Do you know how much your 401k is costing you? I would wager not, nor have you ever asked your employer about costs or looked in fund documents to find out. Chances are, it’s far too much and it’s eating away your retirement nest egg.

Upcoming Labor Department regulations mandating disclosure of retirement-plan costs are long overdue. Even then (I haven’t seen the final version yet), they may be so bureaucratic that millions may ignore them.

Still, a nagging and costly question persists. Whenever I asked the question “how much are 401k savers being overcharged” over the years, I haven’t been able to get a decent answer. The government doesn’t really track it and the middleman and your employer don’t want you to know.

Fortunately the progressive group Demos did their homework recently and came up with some ominous numbers.  The organization has done some quality work on retirement security and published an independent research project I wrote last year on structured products. So I know and trust them.

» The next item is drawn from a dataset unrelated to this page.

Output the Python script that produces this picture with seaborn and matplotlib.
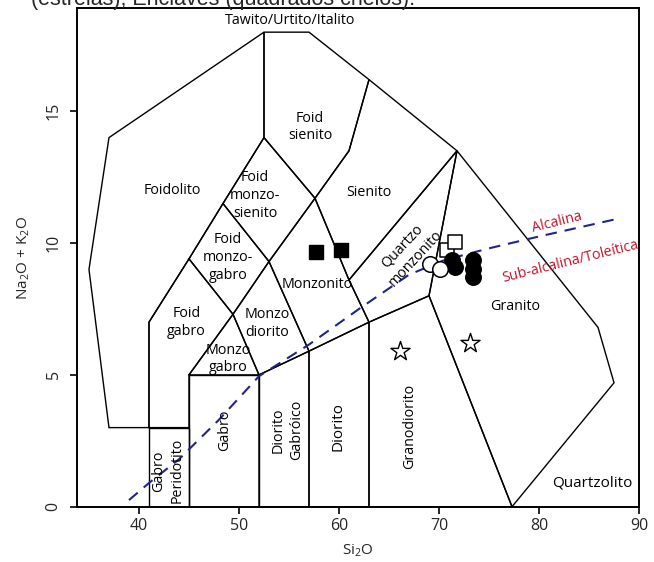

REPORT: The Retirement Savings Drain: Hidden & Excessive Costs of 401(k)s

Here’s what they found:

  • “An ordinary median-income, two-earner household will pay nearly $155,000 over the course of their lifetime in 401(k) fees, according to Demos report `The Retirement Drain: The Hidden and Excessive Costs of 401(k)s.’
  • The nation’s shift in retirement policy toward individual retirement accounts has made savers vulnerable to losing almost one-third of their investment returns to a complex, inefficient market.
  • Sixty-five percent of retirement savers have no idea they are paying `off-the-top’ (retail)  expense ratio and trading fees, according to the report. While reforms like the fee disclosure rules from the U.S. Department of Labor (slated to take effect July 1) are positive steps, the Demos model described in their report shows how listing fees on account statements will not address the other factors that keep fees high nor fix the structural weaknesses in the current risky, individualized retirement system.

The report, by Policy Analyst Robert Hiltonsmith, lays out four key problems:

  1. The complex relationship between savers, employers, plan recordkeepers and investment funds creates additional costs, the majority of which are borne by savers;
  2. The individualized market is inefficient; for example, the $17.5 trillion savers invested in 2010 is spread among thousands of funds, meaning that savers do not benefit from the lower costs and pooling of risk that come from economies of scale;     
  3. Employees cannot decode the sophisticated menu of funds offered by their employers, and a majority mistakenly believe that higher fees guarantee higher returns;
  4. Employers have little incentive to insure their employees have the best possible plan and are increasingly choosing plans with high expense ratios, passing 91 percent of the costs to employees.

“Asking struggling American households to pay upwards of $155,000 in fees for retirement savings is more than patently unfair, it’s immoral,” said Hiltonsmith.  “401(k) and IRA fees are a hidden drain on the retirement savings of hardworking Americans.